24 hours in Baguio
On Saturday I learned an important lesson. If you are driving up to Baguio in a van, remember not to sit on the left side. Even if the windows are heavily tinted, you will be fried by sunlight, especially if you leave Manila after 11 am. Or you could put blackout curtains on the windows, if you don’t mind being mistaken for an undertaker.
Traffic was light up to Luisita, quite heavy all the way to La Union. Then the traffic eased up and it got a lot cooler.
I tagged along with the SM marketing team. Present at the Baguio launch were (from left to right) Tina from Naga, Karren from Baguio, Melody, Lilibeth from Lucena, Athena, and Ms Millie Dizon, VP for Marketing and creator of the myCity, mySM project (I think of her as the Minister of Tourism for the Republic of SM).
My main objective was to visit the BenCab Museum, which celebrates its first anniversary on the 27th. The museum houses BenCab’s vast collection of granary gods (bulol), lime containers, native implements and crafts from the Cordillera (No S please, it’s the plural form), as well as his Filipino art collection and his own works (the ones collectors are dying to buy but he’s not selling).
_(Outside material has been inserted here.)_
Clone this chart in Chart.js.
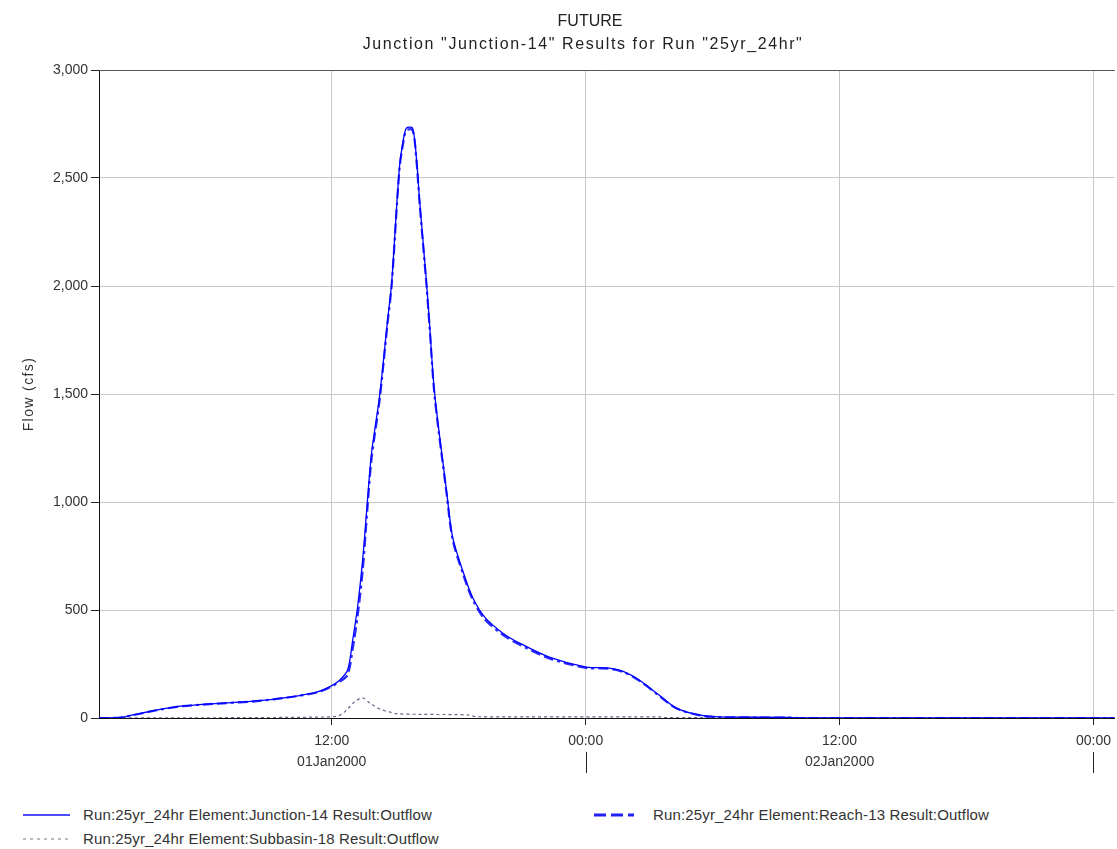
<!DOCTYPE html>
<html>
<head>
<meta charset="utf-8">
<script src="https://cdn.jsdelivr.net/npm/chart.js@4.4.1/dist/chart.umd.min.js"></script>
<style>
  html, body { margin: 0; padding: 0; background: #ffffff; }
  #wrap { position: relative; width: 1117px; height: 849px; font-family: "Liberation Sans", Arial, sans-serif; }
  #c { position: absolute; left: 0; top: 0; }
  .leg { position: absolute; font-size: 15px; color: #333; white-space: nowrap; line-height: 18px; letter-spacing: 0.15px; }
  .leg svg { position: absolute; left: 0; top: 4px; }
  .leg span { position: absolute; top: 0; }
</style>
</head>
<body>
<div id="wrap">
  <canvas id="c" width="1117" height="790"></canvas>
  <div class="leg" style="left:22px; top:806px;">
    <svg width="50" height="10"><line x1="1" y1="5" x2="48" y2="5" stroke="#1010ff" stroke-width="1.3"/></svg>
    <span style="left:61px">Run:25yr_24hr Element:Junction-14 Result:Outflow</span>
  </div>
  <div class="leg" style="left:594px; top:806px;">
    <svg width="52" height="10"><line x1="0" y1="5" x2="48" y2="5" stroke="#2020ff" stroke-width="3" stroke-dasharray="12,5,12,5,6,8"/></svg>
    <span style="left:59px">Run:25yr_24hr Element:Reach-13 Result:Outflow</span>
  </div>
  <div class="leg" style="left:22px; top:830px;">
    <svg width="50" height="10"><line x1="1" y1="5" x2="48" y2="5" stroke="#777788" stroke-width="1.2" stroke-dasharray="3,4"/></svg>
    <span style="left:61px">Run:25yr_24hr Element:Subbasin-18 Result:Outflow</span>
  </div>
</div>
<script>
// Hours since 01Jan2000 00:00
const junctionHours = [1.0, 1.5, 2.0, 2.6, 3.74, 4.96, 6.85, 8.46, 10.0, 11.29, 11.9, 12.37, 12.75, 12.99, 13.22, 13.46, 13.69, 13.88, 14.26, 14.64, 14.83, 15.2, 15.39, 15.53, 15.82, 16.01, 16.15, 16.48, 16.62, 16.86, 17.42, 17.71, 18.18, 18.65, 19.22, 20.07, 20.87, 22.28, 24.03, 25.12, 25.8, 26.53, 27.47, 28.28, 29.36, 30.3, 33.6, 34.08, 49.0];
const junctionFlow  = [0, 0, 2, 14, 37, 56, 69, 79, 97, 120, 144, 175, 222, 361, 514, 731, 1009, 1227, 1490, 1843, 2014, 2551, 2680, 2731, 2731, 2583, 2398, 2014, 1829, 1505, 1056, 838, 685, 560, 468, 394, 347, 282, 236, 231, 215, 176, 106, 46, 14, 5, 3, 0, 0];

const reachHours = [1.0, 1.5, 2.0, 2.6, 3.74, 4.96, 6.85, 8.46, 10.0, 11.29, 11.9, 12.37, 12.75, 12.99, 13.22, 13.46, 13.69, 13.88, 14.26, 14.64, 14.83, 15.2, 15.39, 15.53, 15.82, 16.01, 16.15, 16.48, 16.62, 16.86, 17.42, 17.71, 18.18, 18.65, 19.22, 20.07, 20.87, 22.28, 24.03, 25.12, 25.8, 26.53, 27.47, 28.28, 29.36, 30.3, 33.6, 34.08, 49.0];
const reachFlow  = [0, 0, 2, 13, 36, 55, 68, 78, 96, 118, 141, 168, 200, 320, 470, 680, 975, 1200, 1470, 1830, 2000, 2540, 2670, 2720, 2722, 2572, 2386, 2001, 1816, 1492, 1045, 828, 674, 550, 458, 386, 340, 276, 232, 228, 212, 173, 103, 45, 13, 4, 2, 0, 0];

const subbasinHours = [1.0, 6.0, 11.9, 12.37, 12.7, 13.08, 13.46, 13.79, 14.26, 14.73, 15.06, 16.15, 18.5, 18.8, 27.5, 27.7, 33.6, 34.1, 49.0];
const subbasinFlow  = [0, 1, 5, 12, 37, 75, 93, 70, 42, 28, 20, 17, 14, 6, 5, 2, 1, 0, 0];

const xTickValues = [12, 24, 36, 48];
const xTimeLabels = ['12:00', '00:00', '12:00', '00:00'];
const xDateLabels = ['01Jan2000', '', '02Jan2000', ''];
const daySeparators = [24, 48];

const titleText = 'FUTURE';
const subtitleText = 'Junction "Junction-14" Results for Run "25yr_24hr"';

const pts = (hs, vs) => hs.map((h, i) => ({ x: h, y: vs[i] }));

const FONT = '"Liberation Sans", Arial, sans-serif';

// letter spacing / small offsets to match the reference text rendering
const spacingPlugin = {
  id: 'spacing',
  beforeDraw(chart) {
    if (chart.$spacingPatched) return;
    chart.$spacingPatched = true;
    chart.boxes.forEach(box => {
      if (box.options && box.options.text === subtitleText) {
        const orig = box.draw;
        box.draw = function (...args) {
          const ctx = this.ctx;
          ctx.save();
          ctx.letterSpacing = '1.6px';
          orig.apply(this, args);
          ctx.restore();
        };
      } else if (box.options && box.options.text === titleText) {
        const orig = box.draw;
        box.draw = function (...args) {
          const ctx = this.ctx;
          ctx.save();
          ctx.translate(7, 0);
          orig.apply(this, args);
          ctx.restore();
        };
      }
    });
    const ys = chart.scales.y;
    const origT = ys.drawTitle;
    ys.drawTitle = function (...args) {
      const ctx = this.ctx;
      ctx.save();
      ctx.letterSpacing = '1.4px';
      origT.apply(this, args);
      ctx.restore();
    };
  }
};

const framePlugin = {
  id: 'frame',
  afterDraw(chart) {
    const { ctx, chartArea: a, scales: { x } } = chart;
    ctx.save();
    ctx.strokeStyle = '#555555';
    ctx.lineWidth = 1;
    ctx.beginPath();
    ctx.moveTo(a.left, a.top + 0.5);
    ctx.lineTo(a.right, a.top + 0.5);
    ctx.stroke();
    ctx.strokeStyle = '#222222';
    daySeparators.forEach(v => {
      const px = Math.round(x.getPixelForValue(v)) + 0.5;
      ctx.beginPath();
      ctx.moveTo(px, a.bottom + 34);
      ctx.lineTo(px, a.bottom + 55);
      ctx.stroke();
    });
    ctx.restore();
  }
};

new Chart(document.getElementById('c'), {
  type: 'line',
  data: {
    datasets: [
      {
        label: 'Run:25yr_24hr Element:Subbasin-18 Result:Outflow',
        data: pts(subbasinHours, subbasinFlow),
        borderColor: '#66668a',
        borderWidth: 1.2,
        borderDash: [3, 3],
        pointRadius: 0,
        tension: 0.3,
        order: 3
      },
      {
        label: 'Run:25yr_24hr Element:Reach-13 Result:Outflow',
        data: pts(reachHours, reachFlow),
        borderColor: '#2a2aff',
        borderWidth: 2.2,
        borderDash: [10, 4, 10, 4, 3, 4],
        pointRadius: 0,
        tension: 0.3,
        order: 2
      },
      {
        label: 'Run:25yr_24hr Element:Junction-14 Result:Outflow',
        data: pts(junctionHours, junctionFlow),
        borderColor: '#0000ff',
        borderWidth: 1.3,
        pointRadius: 0,
        tension: 0.3,
        order: 1
      }
    ]
  },
  options: {
    responsive: false,
    animation: false,
    parsing: false,
    layout: { padding: { left: 50, right: 1, top: 0, bottom: 0 } },
    plugins: {
      legend: { display: false },
      tooltip: { enabled: false },
      title: {
        display: true,
        text: titleText,
        color: '#222222',
        font: { family: FONT, size: 16, weight: 'normal', lineHeight: 1.2 },
        padding: { top: 12.4, bottom: 3.8 }
      },
      subtitle: {
        display: true,
        text: subtitleText,
        color: '#222222',
        font: { family: FONT, size: 16, weight: 'normal', lineHeight: 1.2 },
        padding: { top: 0, bottom: 15.4 }
      }
    },
    scales: {
      x: {
        type: 'linear',
        min: 1,
        max: 49,
        afterBuildTicks: (s) => { s.ticks = xTickValues.map(v => ({ value: v })); },
        afterFit: (s) => { s.height = 72; },
        ticks: {
          autoSkip: false,
          maxRotation: 0,
          padding: 6,
          color: '#333333',
          font: { family: FONT, size: 14, lineHeight: 1.5 },
          callback: (v) => {
            const i = xTickValues.indexOf(v);
            return [xTimeLabels[i], xDateLabels[i]];
          }
        },
        grid: {
          color: '#c8c8c8',
          lineWidth: 1,
          tickColor: '#222222',
          tickLength: 7,
          drawTicks: true
        },
        border: { color: '#111111', width: 1 }
      },
      y: {
        min: 0,
        max: 3000,
        afterFit: (s) => { s.width = 49; },
        ticks: {
          stepSize: 500,
          padding: 3,
          color: '#333333',
          font: { family: FONT, size: 14 },
          callback: (v) => v.toLocaleString('en-US')
        },
        grid: {
          color: '#c8c8c8',
          lineWidth: 1,
          tickColor: '#222222',
          tickLength: 8
        },
        border: { color: '#111111', width: 1 },
        title: {
          display: true,
          text: 'Flow (cfs)',
          color: '#333333',
          font: { family: FONT, size: 14 },
          padding: { top: -29.4, bottom: 0 }
        }
      }
    }
  },
  plugins: [spacingPlugin, framePlugin]
});
</script>
</body>
</html>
The building was designed by architect Raymund Sarmiento.
I also interviewed BenCab, who apart from being a National Artist is probably the best-known Filipino painter (besides Amorsolo). Everyone calls him by the famous contraction, so he is frequently mis-identified as “Benjamin Cabrera”. It’s “Benedicto Cabrera”, do hire an editor who can read. The artist with his 12-year-old askal, Fatso.
The duck pond outside the BenCab Museum. In this case I know where the ducks go: they’re gone. The ducks were transferred to another location because they kept eating the strawberries in the farm. By the way Ben knows about the egrets that hang around Buendia in Makati. He says there are plenty of guppies in the creek/canal and the egrets go fishing.
One of BenCab’s favorite pieces: a painting based on Carlos Bulosan’s America Is In The Heart. My interview with BenCab appears in the Star next week.
Despite our fairly hectic schedule we managed to get a bit of shopping done. Strawberry jam, raisin bread, strawberry, blueberry, and rice wine.
Plus blankets and walis from the market. I’m completely useless at ukay-ukay but I found some great stuff at the Commissary, knits and gloves at the souvenir shops beside the plant and flower sellers at SM, and a potted desert rose.